Chi comanderà in Campania nel 2013?

di Carmine Pinto
Le elezioni primarie contengono domande interessanti per la nostra politica regionale. La prima riguarda i termini della partecipazione. Le tre esperienze precedenti hanno registrato centinaia di migliaia di elettori. Sarà importante comprendere se questa adesione sarà confermata o se ci saranno numeri diversi. Il secondo quesito è il tipo di risultato dei candidati. Praticamente l’intero partito campano è schierato e mobilitato per Bersani. Deputati, sindaci, dirigenti e uomini delle macchine amministrative, ex pidiessini e ex democristiani, sono tutti in prima fila per il segretario. Renzi ha mobilitato un po’ di forze giovani e tanti professionisti entusiasti ma, tranne pochi amministratori di piccoli centri, è completamente escluso dagli apparati che contano. Infine Vendola ha un discreto seguito in Campania, sia con il suo partito che tra settori militanti della sinistra storica, ma non tale da mettere in discussione il primato dei dirigenti del Partito democratico.

Schieramenti di questo tipo, normalmente, lasciano poco spazio alla fantasia. I rapporti di forza sono talmente squilibrati da considerare quasi scontato il risultato e da confinarlo esclusivamente al rendiconto nazionale. Al contrario, nelle consultazioni precedenti, le forze interne al partito si erano misurate frontalmente, pur restando spesso all’interno della maggioranza nazionale. Nel 2007 da un lato c’era l’asse Bassolino De Mita e dall’altro i loro numerosi (e perdenti) nemici. Nel 2009 invece Bassolino e i suoi si scontrarono con De Luca e l’opposizione interna, vincendo di misura. In tutti i casi, la mobilitazione generale era più diretta alla conquista della leadership regionale che ai problemi della battaglia politica nazionale. E lo scontro fu sempre duro, determinando conseguenze decisive nel sistema politico campano. Nel primo caso si consolidò l’asse che governava la Campania e la sua forza nella contrattazione con Roma. Nel secondo, invece, lo sconfitto De Luca mise però in campo una alternativa alla classe dirigente regionale, una ipotesi che sarebbe stata poi disponibile, l’anno successivo, per tentare di conquistare il governo campano.

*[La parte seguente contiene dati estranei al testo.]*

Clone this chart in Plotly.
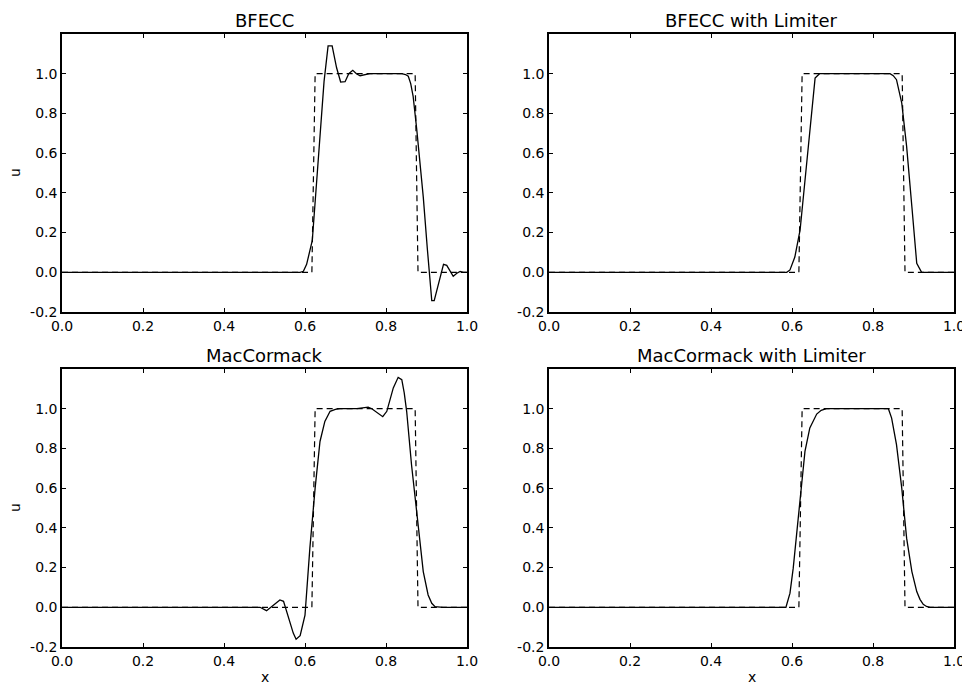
import plotly.graph_objects as go

# exact solution (dashed)
exact_x = [0.0, 0.617, 0.625, 0.872, 0.879, 1.0]
exact_u = [0.0, 0.0, 1.0, 1.0, 0.0, 0.0]

bfecc_x = [0.0, 0.588, 0.596, 0.604, 0.618, 0.632, 0.647, 0.657, 0.667, 0.678, 0.688, 0.699, 0.708, 0.718,
           0.727, 0.736, 0.760, 0.800, 0.839, 0.848, 0.855, 0.861, 0.867, 0.876, 0.884, 0.892, 0.902,
           0.913, 0.919, 0.930, 0.942, 0.950, 0.958, 0.966, 0.975, 0.983, 0.991, 1.0]
bfecc_u = [0.0, 0.0, 0.005, 0.04, 0.16, 0.56, 0.96, 1.14, 1.14, 1.03, 0.958, 0.96, 1.0, 1.017,
           1.0, 0.99, 1.0, 1.0, 1.0, 0.996, 0.987, 0.95, 0.886, 0.718, 0.55, 0.38, 0.12,
           -0.143, -0.143, -0.05, 0.04, 0.035, 0.005, -0.02, -0.005, 0.004, 0.0, 0.0]

bfecc_lim_x = [0.0, 0.587, 0.595, 0.607, 0.620, 0.635, 0.649, 0.657, 0.668, 0.700, 0.800, 0.842, 0.850,
               0.858, 0.871, 0.883, 0.896, 0.908, 0.920, 1.0]
bfecc_lim_u = [0.0, 0.0, 0.012, 0.077, 0.213, 0.53, 0.835, 0.978, 1.0, 1.0, 1.0, 1.0, 0.99,
               0.97, 0.852, 0.634, 0.33, 0.045, 0.0, 0.0]

mac_x = [0.0, 0.470, 0.489, 0.505, 0.522, 0.538, 0.547, 0.555, 0.563, 0.571, 0.578, 0.588, 0.600,
         0.612, 0.625, 0.637, 0.649, 0.662, 0.675, 0.686, 0.728, 0.745, 0.756, 0.765, 0.773, 0.783,
         0.792, 0.802, 0.810, 0.818, 0.830, 0.839, 0.845, 0.851, 0.863, 0.872, 0.880, 0.892, 0.904,
         0.913, 0.921, 0.941, 1.0]
mac_u = [0.0, 0.0, 0.0, -0.017, 0.012, 0.037, 0.03, -0.02, -0.08, -0.13, -0.161, -0.143, -0.039,
         0.298, 0.6, 0.835, 0.936, 0.987, 0.997, 1.0, 1.0, 1.003, 1.008, 1.0, 0.987, 0.97,
         0.96, 0.987, 1.05, 1.105, 1.158, 1.146, 1.08, 0.987, 0.718, 0.55, 0.381, 0.18, 0.062,
         0.02, 0.003, 0.0, 0.0]

mac_lim_x = [0.0, 0.585, 0.595, 0.603, 0.612, 0.620, 0.632, 0.644, 0.661, 0.672, 0.685, 0.800, 0.838,
             0.846, 0.858, 0.871, 0.883, 0.896, 0.908, 0.916, 0.924, 0.932, 0.941, 1.0]
mac_lim_u = [0.0, 0.0, 0.071, 0.197, 0.38, 0.55, 0.785, 0.903, 0.973, 0.992, 1.0, 1.0, 1.0,
             0.953, 0.819, 0.6, 0.348, 0.18, 0.079, 0.04, 0.015, 0.004, 0.0, 0.0]

titles = ["BFECC", "BFECC with Limiter", "MacCormack", "MacCormack with Limiter"]
series_x = [bfecc_x, bfecc_lim_x, mac_x, mac_lim_x]
series_u = [bfecc_u, bfecc_lim_u, mac_u, mac_lim_u]

x_ticks = [0.0, 0.2, 0.4, 0.6, 0.8, 1.0]
x_ticktext = ["0.0", "0.2", "0.4", "0.6", "0.8", "1.0"]
y_ticks = [-0.2, 0.0, 0.2, 0.4, 0.6, 0.8, 1.0]
y_ticktext = ["-0.2", "0.0", "0.2", "0.4", "0.6", "0.8", "1.0"]

# page has an 8px body margin; size the figure so it fits the 970x684 window
OFF = 8
W, H = 970 - OFF, 684 - OFF
ML, MT = 62 - OFF, 34 - OFF
MR = W - (954 - OFF)
MB = H - (647 - OFF)
PW, PH = W - ML - MR, H - MT - MB
x_domains = [[0.0, 405 / PW], [487 / PW, 1.0]]
y_domains = [[1 - 278 / PH, 1.0], [0.0, 278 / PH]]

font_family = "DejaVu Sans, Liberation Sans, sans-serif"
fig = go.Figure()
layout = dict(
    template="none",
    width=W, height=H, margin=dict(l=ML, r=MR, t=MT, b=MB, pad=0, autoexpand=False),
    paper_bgcolor="white", plot_bgcolor="white", showlegend=False,
    font=dict(family=font_family, size=14, color="black"),
)
annotations = []
for i in range(4):
    row, col = divmod(i, 2)
    xa = "xaxis" if i == 0 else f"xaxis{i+1}"
    ya = "yaxis" if i == 0 else f"yaxis{i+1}"
    xref = "x" if i == 0 else f"x{i+1}"
    yref = "y" if i == 0 else f"y{i+1}"
    fig.add_trace(go.Scatter(x=exact_x, y=exact_u, mode="lines", xaxis=xref, yaxis=yref,
                             line=dict(color="black", width=1.2, dash="6px,4px")))
    fig.add_trace(go.Scatter(x=series_x[i], y=series_u[i], mode="lines", xaxis=xref, yaxis=yref,
                             line=dict(color="black", width=1.3)))
    common = dict(showline=True, linecolor="black", linewidth=1.5, mirror="allticks",
                  ticks="inside", ticklen=4, tickwidth=1, tickcolor="black", automargin=False,
                  showgrid=False, zeroline=False, tickfont=dict(size=14))
    layout[xa] = dict(domain=x_domains[col], range=[0, 1], anchor=yref,
                      tickvals=x_ticks, ticktext=x_ticktext, **common)
    layout[ya] = dict(domain=y_domains[row], range=[-0.2, 1.2], anchor=xref,
                      tickvals=y_ticks, ticktext=y_ticktext, **common)
    xc = (x_domains[col][0] + x_domains[col][1]) / 2
    annotations.append(dict(text=titles[i], x=xc, y=y_domains[row][1], xref="paper", yref="paper",
                            xanchor="center", yanchor="bottom", yshift=1, showarrow=False,
                            font=dict(size=18)))
    if col == 0:
        annotations.append(dict(text="u", x=(15 - OFF - ML) / PW,
                                y=(y_domains[row][0] + y_domains[row][1]) / 2,
                                xref="paper", yref="paper", textangle=-90, showarrow=False,
                                xanchor="center", yanchor="middle", font=dict(size=14)))
    if row == 1:
        annotations.append(dict(text="x", x=xc, y=(647 - 677) / PH, xref="paper", yref="paper",
                                showarrow=False, xanchor="center", yanchor="middle",
                                font=dict(size=14)))
layout["annotations"] = annotations
fig.update_layout(**layout)
fig.write_html("out.html")
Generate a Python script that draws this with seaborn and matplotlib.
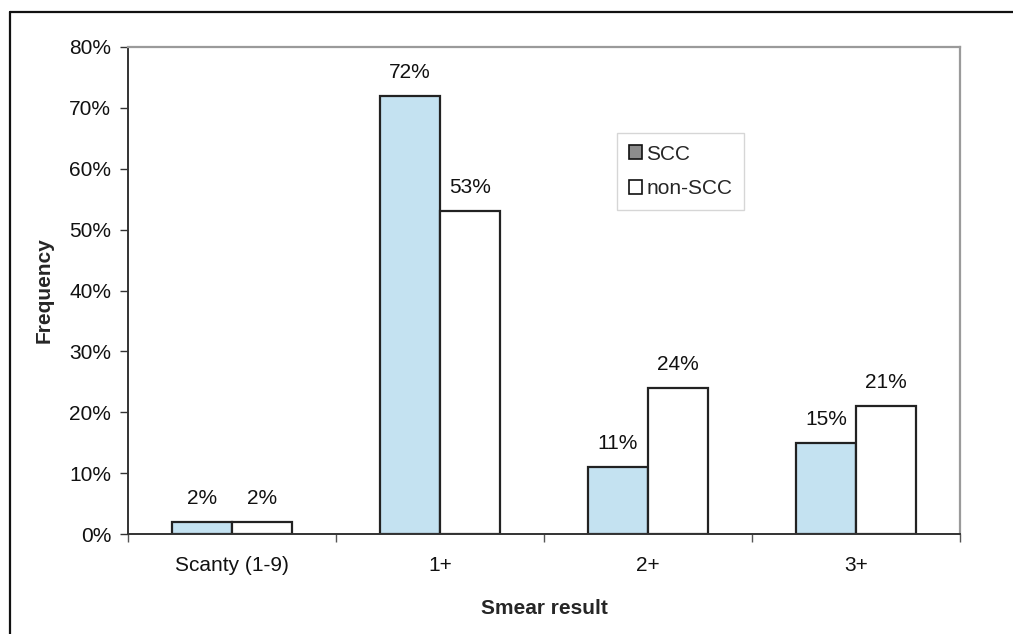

Le primarie di domani, apparentemente, non hanno un significato così forte. L’assenza di liste collegate ha reso impossibile una conta tra i bersaniani. Il gruppo dirigente è così compatto da non lasciare spazio agli avversari. Eppure le cose non sono così scontate. La posta in gioco c’è ed è alta. La prima tappa sono le elezioni politiche. Il giorno che verranno proclamati i risultati, bisognerà scegliere i candidati alla camera e al senato e, solo tra i bersaniani, gli aspiranti superano di molto i posti disponibili. Immediatamente dopo ci sarà la resa dei conti per le province e poi per la regione. Il Pd vuole riconquistare il potere in Campania e la crisi del Pdl lascia molte possibilità aperte in questa direzione. Questo spiega le forti tensioni che emergono dietro un voto apparentemente sereno. La mobilitazione militare di settori bersaniani, le proteste dei renziani di fronte all’intervento pesante dei sostenitori del segretario, lo scontro su chi si siede con Bersani, sono solo una piccola spia di questo scenario. La vera partita questa volta si gioca tra Napoli e Salerno, con le altre province in retroguardia. Chi sarà capace di mostrare consenso e affidabilità politica potrà ottenere il riconoscimento del vincitore e entrare in campo nella prossima partita. Determinare l’azione del Pd significa, per molti, conquistare la Campania ed un palcoscenico nazionale. I voti di domani, la gestione del risultato, le alleanze interne, la visibilità dei leader, per gli uomini forti del Pd, hanno questo significato e difficilmente si potranno ribaltare. Chi saprà gestire la vittoria, vorrà comandare in Campania, dal 2013.